The installation of the necessary ZFS kernelmodules and userland tools is pretty easy starting with Ubuntu 16.04 LTS: you just install via apt, do a reboot for good measure, and you’re basically ready to go.

1    sudo apt-get install zfsutils-linux

One step I like to do in addition to that is set an ARC memory limit for ZFS. Otherwise ARC will just continue to acquire more and more RAM, and the memory models of ZFS and the rest of the Kernel don’t play very nicely with each other. My machine currently has 16GB of memory, so I go with 4GB of maximum ARC size. Just open /etc/modprobe.d/zfs.conf in your favorite editor and add the following line:

1    options zfs zfs_arc_max=4294967296

Formatting the drives and creating the pool

Next step I used gdisk to format the disks in alignment with the FreeNAS partitioning scheme. I’m not going to go into too much detail here but advise you to use the cgdisk CLI frontend to go about doing so. Of course the size of partition 2 depends on the total size of the disk you’re formatting. Disks may be found using lsblk.

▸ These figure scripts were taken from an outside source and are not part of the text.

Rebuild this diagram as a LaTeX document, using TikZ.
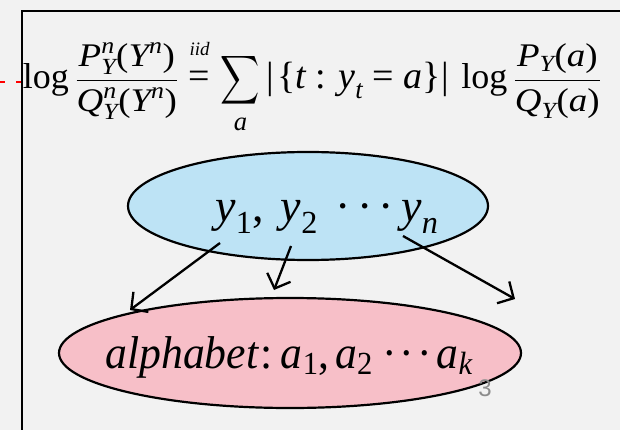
\documentclass[tikz,border=0pt]{standalone}
\usepackage{amsmath}
\usepackage{graphicx}
\usepackage{fontspec}
\setmainfont{Liberation Serif}
\setsansfont{Liberation Sans}
\DeclareFontShape{OMS}{cmsy}{m}{n}{<->cmsy10}{}
\DeclareFontShape{OMX}{cmex}{m}{n}{<->cmex10}{}
\DeclareFontShape{OML}{cmm}{m}{it}{<->cmmi10}{}
\DeclareFontShape{OT1}{cmr}{m}{n}{<->cmr10}{}
\usetikzlibrary{shapes.geometric,arrows.meta}
\newcommand\mi[1]{\text{\itshape #1}}
\newcommand\mr[1]{\text{#1}}
\newcommand\mydots[1]{\mr{·\kern#1·\kern#1·}}
\newcommand\mylog{\mathop{\text{\fontsize{36}{40}\selectfont log}}\nolimits}
\newcommand\myfrac[2]{\mathinner{\text{\scalebox{1.12}[1]{\fontsize{33}{36}\selectfont$\displaystyle\frac{#1}{#2}$}}}}
\newcommand\mysum{\mathop{\text{\scalebox{0.8}[1]{\fontsize{34}{36}\selectfont$\displaystyle\sum$}}}\limits}
\definecolor{bgc}{RGB}{242,242,242}
\definecolor{bluefill}{RGB}{189,227,245}
\definecolor{pinkfill}{RGB}{247,191,200}
\definecolor{pagegray}{RGB}{140,140,140}
\begin{document}
\begin{tikzpicture}[x=1pt,y=-1pt,
  ell/.style={ellipse, draw=black, line width=2.2pt, inner sep=0pt},
  conn/.style={draw=black, line width=2.3pt, -{Straight Barb[length=12pt,width=25pt,line width=2.3pt]}},
  bigtext/.style={anchor=base, inner sep=0pt, font=\fontsize{46}{50}\selectfont}]
\useasboundingbox (0,0) rectangle (620,430);
\clip (0,0) rectangle (620,430);
\fill[bgc] (0,0) rectangle (620,430);
\draw[line width=2.5pt] (22,440) -- (22,11) -- (640,11);
\draw[red, line width=2pt, dash pattern=on 5pt off 11pt] (0,82) -- (21,82);
% formula
\node[anchor=base, inner sep=0pt, font=\fontsize{38}{42}\selectfont] (formula) at (312,89)
 {$\mylog\myfrac{\mi{P}^{\mi{n}}_{\mi{Y}}\mr{(}\mi{Y}^{\mi{n}}\mr{)}}{\mi{Q}^{\mi{n}}_{\mi{Y}}\mr{(}\mi{Y}^{\mi{n}}\mr{)}}
 \mathrel{\overset{\text{\raisebox{9pt}{\fontsize{19}{20}\selectfont\itshape iid}}}{\mr{=}}}
 \mysum_{\mi{a}}\mr{|\kern3pt\{}\mi{t}\mr{ : }\mi{y}_{\mi{t}}\mr{ = }\mi{a}\mr{\}|}\,\mylog\myfrac{\mi{P}_{\mi{Y}}\mr{(}\mi{a}\mr{)}}{\mi{Q}_{\mi{Y}}\mr{(}\mi{a}\mr{)}}$};
% ellipses
\node[ell, fill=bluefill, minimum width=360pt, minimum height=108pt] (top) at (308,206) {};
\node[ell, fill=pinkfill, minimum width=462pt, minimum height=110pt] (bot) at (290,353) {};
\node[bigtext] (ytext) at (327,222) {$\mi{y}_{\mr{1}}\mr{,\kern17pt}\mi{y}_{\mr{2}}\mkern7mu\mydots{6pt}\mkern3mu\mi{y}_{\mi{n}}$};
\node[bigtext] (atext) at (289,368) {\scalebox{0.95}[1]{$\mi{alphabet}\mr{\kern2pt:\kern9pt}\mi{a}_{\mr{1}}\mr{,\kern6pt}\mi{a}_{\mr{2}}\mkern4mu\mydots{3pt}\mkern2mu\mi{a}_{\mi{k}}$}};
\node[font=\sffamily\fontsize{24}{24}\selectfont, text=pagegray, inner sep=0pt] (pnum) at (485,388) {3};
% connectors
\coordinate (s1) at (220,243);
\coordinate (s2) at (291,246);
\coordinate (s3) at (403,236);
\coordinate (e1) at (130,310);
\coordinate (e2) at (274,290);
\coordinate (e3) at (515,299);
\draw[conn] (s1) -- (e1);
\draw[conn] (s2) -- (e2);
\draw[conn] (s3) -- (e3);
\end{tikzpicture}
\end{document}
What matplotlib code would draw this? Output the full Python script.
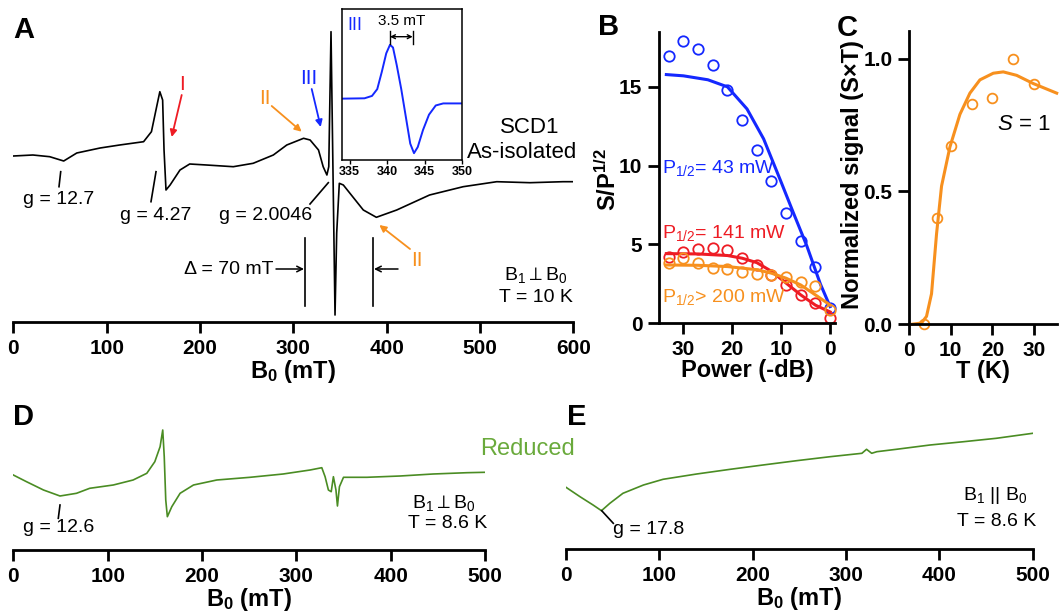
import matplotlib
matplotlib.use("Agg")
import matplotlib.pyplot as plt
from matplotlib.lines import Line2D
from matplotlib.patches import FancyArrowPatch

plt.rcParams['font.family'] = ['Liberation Sans', 'DejaVu Sans']
plt.rcParams['mathtext.fontset'] = 'custom'
plt.rcParams['mathtext.rm'] = 'Liberation Sans'
plt.rcParams['mathtext.it'] = 'Liberation Sans:italic'
plt.rcParams['mathtext.bf'] = 'Liberation Sans:bold'
plt.rcParams['mathtext.default'] = 'regular'

# ---- data ----
# A: as-isolated spectrum (field in mT, signal in arbitrary units)
a_field = [0, 21, 39, 54, 68, 93, 114, 139.6, 148, 153.6, 157, 160, 161.5, 163.6, 168,
           178.6, 189, 207, 235.7, 257, 278.6, 293, 311, 318, 327, 332, 336, 338, 340.4,
           344.7, 346.5, 349.3, 353.6, 360.7, 375, 389, 410.8, 446, 482, 518, 553.6, 589, 601]
a_signal = [166, 167, 165.3, 161, 169, 174, 177, 180.3, 190.3, 215.3, 230.3, 222, 172, 132, 137,
            152, 158, 157, 155.3, 158.7, 167, 177, 183.7, 182, 172, 155.3, 147, 155.3, 290.3,
            7, 89, 138.7, 137, 128.7, 112, 104.7, 112, 127, 135.3, 140.3, 139.3, 140.3, 140.3]

# A inset: signal III
inset_field = [334, 337, 338, 338.7, 339.3, 339.9, 340.4, 340.8, 341.3, 341.9, 342.5, 343.1,
               343.6, 344.1, 344.8, 345.6, 346.5, 347.5, 350]
inset_signal = [180, 181, 188, 208, 258, 313, 338, 330, 278, 208, 128, 48,
                20, 38, 88, 133, 160, 166, 166]

# B: power saturation (power in -dB, S/P^1/2)
power_db = [33, 30, 27, 24, 21, 18, 15, 12, 9, 6, 3, 0]
sat_blue = [16.95, 17.9, 17.4, 16.4, 14.8, 12.9, 11.0, 9.0, 7.0, 5.2, 3.6, 0.95]
sat_red = [4.23, 4.55, 4.7, 4.77, 4.62, 4.17, 3.7, 3.07, 2.43, 1.8, 1.27, 0.32]
sat_orange = [3.81, 4.13, 3.81, 3.53, 3.43, 3.28, 3.13, 3.07, 2.96, 2.64, 2.37, 0.85]

fit_blue_x = [33.5, 30, 25, 21, 17, 13.6, 10.2, 7.5, 4.75, 2, 0]
fit_blue_y = [15.78, 15.7, 15.45, 15.0, 13.6, 11.7, 9.1, 7.0, 4.9, 2.5, 1.06]
fit_red_x = [33.5, 27, 21, 18, 15, 12, 9, 6, 3, 0]
fit_red_y = [4.42, 4.4, 4.3, 4.13, 3.85, 3.3, 2.55, 1.8, 1.15, 0.72]
fit_orange_x = [33.5, 27, 21, 15, 12, 9, 6, 3, 0]
fit_orange_y = [3.7, 3.68, 3.6, 3.4, 3.18, 2.86, 2.43, 1.8, 1.16]

# C: temperature dependence
temp_k = [3.6, 6.8, 10, 15, 20, 25, 30]
norm_signal = [0.0, 0.40, 0.67, 0.83, 0.85, 1.0, 0.906]
fit_temp = [0.6, 3, 4.2, 5.4, 6.6, 7.8, 9.8, 12.2, 14.6, 17, 20.2, 22.6, 25.8, 29.8, 35.4]
fit_signal = [0, 0.005, 0.03, 0.115, 0.34, 0.52, 0.667, 0.79, 0.87, 0.92, 0.945, 0.95,
              0.937, 0.906, 0.87]

# D: reduced, perpendicular mode
d_field = [0, 14, 32, 49.5, 67, 81, 106, 127, 141.5, 150, 155.6, 158.4, 160, 161.6, 163.3,
           168, 176.8, 191, 215.7, 251, 286, 314.6, 327, 330.5, 334, 337, 339.3, 342, 343.6,
           345.7, 350, 374.8, 410, 445, 480.8, 500]
d_signal = [75, 68.3, 60, 54, 56.7, 61.7, 65, 70, 76.7, 88.3, 103.3, 120, 93.3, 50, 33.3,
            43.3, 56.7, 65, 70, 72.7, 76, 80, 82.3, 73.3, 60, 58.3, 73.3, 60, 44,
            63.3, 72.7, 72.7, 74, 76, 77.3, 77.7]

# E: reduced, parallel mode
e_field = [0, 15, 29, 38, 47, 61, 83, 104, 140, 176, 211, 247, 283, 317, 322, 327.5, 333,
           354, 390, 426, 461, 500]
e_signal = [62, 52.6, 44.3, 38.6, 46, 56, 64.3, 70, 75.3, 80, 84.3, 88.6, 92.6, 96, 100, 96,
            97.6, 100, 104.3, 107.6, 111, 116]

field_ticks = [0, 100, 200, 300, 400, 500, 600]

BLUE = '#1428ff'
RED = '#ee1c24'
ORANGE = '#f7901e'
GREEN = '#4a8c23'
LIGHT_GREEN = '#6aaa3c'

W, H = 1060, 616
fig = plt.figure(figsize=(W / 100, H / 100), dpi=100)


def box(left, top, right, bottom):
    return [left / W, 1 - bottom / H, (right - left) / W, (bottom - top) / H]


def note(s, x, y, size=14, **kw):
    kw.setdefault('ha', 'center')
    kw.setdefault('va', 'center')
    fig.text(x / W, 1 - y / H, s, fontsize=size, **kw)


def line(x0, y0, x1, y1, color='black', lw=1.2):
    fig.add_artist(Line2D([x0 / W, x1 / W], [1 - y0 / H, 1 - y1 / H],
                          transform=fig.transFigure, color=color, lw=lw))


def arrow(x0, y0, x1, y1, color='black', style='-|>', lw=1.3, scale=10):
    fig.add_artist(FancyArrowPatch((x0 / W, 1 - y0 / H), (x1 / W, 1 - y1 / H),
                                   transform=fig.transFigure, arrowstyle=style,
                                   color=color, lw=lw, mutation_scale=scale,
                                   shrinkA=0, shrinkB=0))


def style(ax, xticks, yticks=None, xfmt='{:g}', yfmt='{:g}', size=15):
    ax.patch.set_alpha(0)
    ax.spines['top'].set_visible(False)
    ax.spines['right'].set_visible(False)
    for s in ax.spines.values():
        s.set_linewidth(2)
    ax.set_xticks(xticks, [xfmt.format(t) for t in xticks], fontweight='bold', fontsize=size)
    if yticks is None:
        ax.spines['left'].set_visible(False)
        ax.set_yticks([])
    else:
        ax.set_yticks(yticks, [yfmt.format(t) for t in yticks], fontweight='bold', fontsize=size)
    ax.tick_params(width=2, length=8, pad=4)


# ---- A ----
axA = fig.add_axes(box(13.3, 8, 573.3, 322))
axA.plot(a_field, a_signal, color='black', lw=1.2)
axA.set_xlim(0, 600)
axA.set_ylim(0, 314)
style(axA, field_ticks)
axA.set_xlabel(r'B$_0$ (mT)', fontsize=17, fontweight='bold', labelpad=0)

note('g = 12.7', 58.5, 199)
line(60.7, 171.7, 59, 186.7)
note('g = 4.27', 156, 215)
line(156, 171.7, 151, 201.7)
note('g = 2.0046', 266, 215)
line(310, 204, 328.3, 182.7)
note('I', 181.7, 84, size=15, color=RED)
arrow(181.7, 95, 171.7, 137, color=RED)
note('II', 265, 99, size=15, color=ORANGE)
arrow(271.7, 106, 301.7, 131.7, color=ORANGE)
note('III', 309, 79, size=15, color=BLUE)
arrow(311.7, 89, 320.7, 127, color=BLUE)
note('II', 417, 261, size=15, color=ORANGE)
arrow(410, 249, 379.3, 225, color=ORANGE)
note('SCD1', 530, 127, size=16)
note('As-isolated', 522, 152, size=16)
note(r'B$_1\perp$B$_0$', 536, 275)
note('T = 10 K', 536, 297)
note('Δ = 70 mT', 274, 270, ha='right')
arrow(276, 269, 304, 269, style='->', lw=1.1)
line(305, 238, 305, 306)
line(372.7, 238, 372.7, 306)
arrow(398, 269, 374, 269, style='->', lw=1.1)
note('A', 13, 30, size=21, fontweight='bold', ha='left')

# inset
axI = fig.add_axes(box(342, 9, 462, 160))
axI.plot(inset_field, inset_signal, color=BLUE, lw=1.4)
axI.set_xlim(334, 350)
axI.set_ylim(0, 443)
axI.set_xticks([335, 340, 345, 350], ['335', '340', '345', '350'], fontweight='bold', fontsize=9)
axI.set_yticks([])
axI.tick_params(width=1, length=3, pad=1)
for s in axI.spines.values():
    s.set_linewidth(1.1)
note('III', 355, 25, size=13, color=BLUE)
note('3.5 mT', 401.7, 20.7, size=11)
arrow(390, 36.7, 412.7, 36.7, style='<->', lw=1, scale=7)
line(390, 30.7, 390, 44, lw=1)
line(412.7, 30.7, 412.7, 44, lw=1)

# ---- B ----
axB = fig.add_axes(box(659, 31.7, 835, 323.3))
for fx, fy, px, c in [(fit_blue_x, fit_blue_y, sat_blue, BLUE),
                      (fit_red_x, fit_red_y, sat_red, RED),
                      (fit_orange_x, fit_orange_y, sat_orange, ORANGE)]:
    axB.plot(fx, fy, color=c, lw=2.2, clip_on=False)
    axB.plot(power_db, px, 'o', mfc='none', mec=c, ms=7.5, mew=1.3, clip_on=False)
axB.set_xlim(35, -1)
axB.set_ylim(0, 18.5)
style(axB, [30, 20, 10, 0], [0, 5, 10, 15])
axB.set_xlabel('Power (-dB)', fontsize=17, fontweight='bold', labelpad=0)
note(r'S/P$^{1/2}$', 608, 180, size=17, fontweight='bold', rotation=90)
note(r'P$_{1/2}$= 43 mW', 661.7, 168, color=BLUE, ha='left')
note(r'P$_{1/2}$= 141 mW', 661.7, 233, color=RED, ha='left')
note(r'P$_{1/2}$> 200 mW', 661.7, 297, color=ORANGE, ha='left')
note('B', 598, 27, size=21, fontweight='bold', ha='left')

# ---- C ----
axC = fig.add_axes(box(909, 30.7, 1056.7, 324.3))
axC.plot(fit_temp, fit_signal, color=ORANGE, lw=2.2, clip_on=False)
axC.plot(temp_k, norm_signal, 'o', mfc='none', mec=ORANGE, ms=7, mew=1.3, clip_on=False)
axC.set_xlim(0, 35.4)
axC.set_ylim(0, 1.105)
style(axC, [0, 10, 20, 30], [0.0, 0.5, 1.0], yfmt='{:.1f}')
axC.set_xlabel('T (K)', fontsize=17, fontweight='bold', labelpad=0)
note('Normalized signal (S×T)', 853, 175, size=17, fontweight='bold', rotation=90)
note(r'$\mathit{S}$ = 1', 1024, 124, size=16)
note('C', 837, 28, size=21, fontweight='bold', ha='left')

# ---- D ----
axD = fig.add_axes(box(13.3, 400, 485, 550))
axD.plot(d_field, d_signal, color=GREEN, lw=1.2)
axD.set_xlim(0, 500)
axD.set_ylim(0, 150)
style(axD, field_ticks[:6])
axD.set_xlabel(r'B$_0$ (mT)', fontsize=17, fontweight='bold', labelpad=0)
note('g = 12.6', 58.3, 528)
line(60, 505, 58.3, 518.3)
note(r'B$_1\perp$B$_0$', 444, 503)
note('T = 8.6 K', 448, 523)
note('Reduced', 527, 449, size=17, color=LIGHT_GREEN)
note('D', 13, 417, size=21, fontweight='bold', ha='left')

# ---- E ----
axE = fig.add_axes(box(566, 400, 1032.7, 549.3))
axE.plot(e_field, e_signal, color=GREEN, lw=1.2)
axE.set_xlim(0, 500)
axE.set_ylim(0, 149.3)
style(axE, field_ticks[:6])
axE.set_xlabel(r'B$_0$ (mT)', fontsize=17, fontweight='bold', labelpad=0)
note('g = 17.8', 649, 530)
line(601.7, 510.7, 613.3, 523.3)
note(r'B$_1$ || B$_0$', 995, 496)
note('T = 8.6 K', 996.7, 521.5)
note('E', 567, 417, size=21, fontweight='bold', ha='left')

fig.savefig('out.png', dpi=100)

1Number  Start (sector)  End (sector)  Size        Code  Name
21            2048           4196351   2.0 GiB     A502
32         4196352        7814037134   3.6 TiB     A504

After formatting and writing the new partition table (which will destroy all previous data on the disk), we finally create our storage pool. You’ll be working with partition UUIDs from now on. ZFS does not like device identifiers like /dev/sdb2. Even tiny things like leaving a USB thumb drive plugged in while rebooting can mess up the ordering of these letters. UUIDs are device-specific (partition specific even), and you should them. You can get them from the (current) device letter à la sudo blkid /dev/sdX2, where X marks your drive’s letter. PARTUUID= is the property you’re looking for. With that, I started creating a single drive pool, since I’ve had only one more SATA port availble. Copy the UUID and use it as a device identifier when creating the pool like so (e6313611-6c4d-4260-9bd6-7856f6c7633c` denotes my first drive’s PARTUUID):

1sudo zpool create -o ashift=12 -o autoexpand=on tank /dev/disk/by-partuuid/e6313611-6c4d-4260-9bd6-7856f6c7633c

Initial custom configuration and copying data

Congratulations, your pool is now live! Next up are some default settings. I carry all mounted drives under /mnt, while ZFS mounts directly in / by default. This can be changed easily using the handy ZFS set/get functions. zfs get all <pool name> shows you all available settings on a given pool.

1sudo zfs set mountpoint=/mnt/tank tank

Also we want to enable compression. I opted for the default algorithm (lz4), which offers the best balance of compression vs. performance for most scenarios. But your mileage may vary.

1sudo zfs set compression=lz4 tank

Furthermore, it usually makes sense to disable keeping track of the access time for the entire pool right away, as it drastically reduces the amount of operations, when accessing many files:

1sudo zfs set atime=off tank

Now I split data that will be held on the pool in some datasets for logical separation and reasonable per-datatype snapshot settings later. All datasets we’re creating are inheriting the mountpoint from the pool, and will be placed thereunder. It’s that simple.

1sudo zfs create tank/audio
2sudo zfs create tank/backups
3sudo zfs create tank/sync

By now I’m ready to copy my data over from the previous storage pool (a btrfs mirror) using rsync. After that was done I unplugged both the btrfs mirror drives and attached the ZFS drives in the proper place in the case. Now it’s time to extend our single drive pool into a mirrored one.

Attaching a mirror to the pool

For that I repeat the formatting/partitioning with the second disk. The command for adding the disk to your pool is rather simple, and basically completes the setup. ZFS requires you to name one disk that already is part of the pool (as the device to attach to), followed by the new disk. Both choices are easy for us:

1sudo zfs attach tank /dev/disk/by-partuuid/e6313611-6c4d-4260-9bd6-7856f6c7633c /dev/disk/by-partuuid/991ce4b0-3223-4d3e-ab0f-01ed052ccb89

Now some mad rattling should be happening inside your hard drive’s enclosures: ZFS will automatically initiate a scrubbing process, replicating the missing data on the second disk (obviously all of the data that’s on disk 1). Depending on how much data you already put onto the disk, this might take a while. You can still use the pool though, ZFS will eventually catch up, and you have an intact mirrored set of your storage. Now you may use the pool to its full potential. One thing to remember though, is to configure automatic scrubs every now and then. This is to make sure the data’s integrity is still given. I’ll might write another quick tutorial in a few weeks, once first scrub time comes around for me (me calendar is already marked for February 17 to take care of it).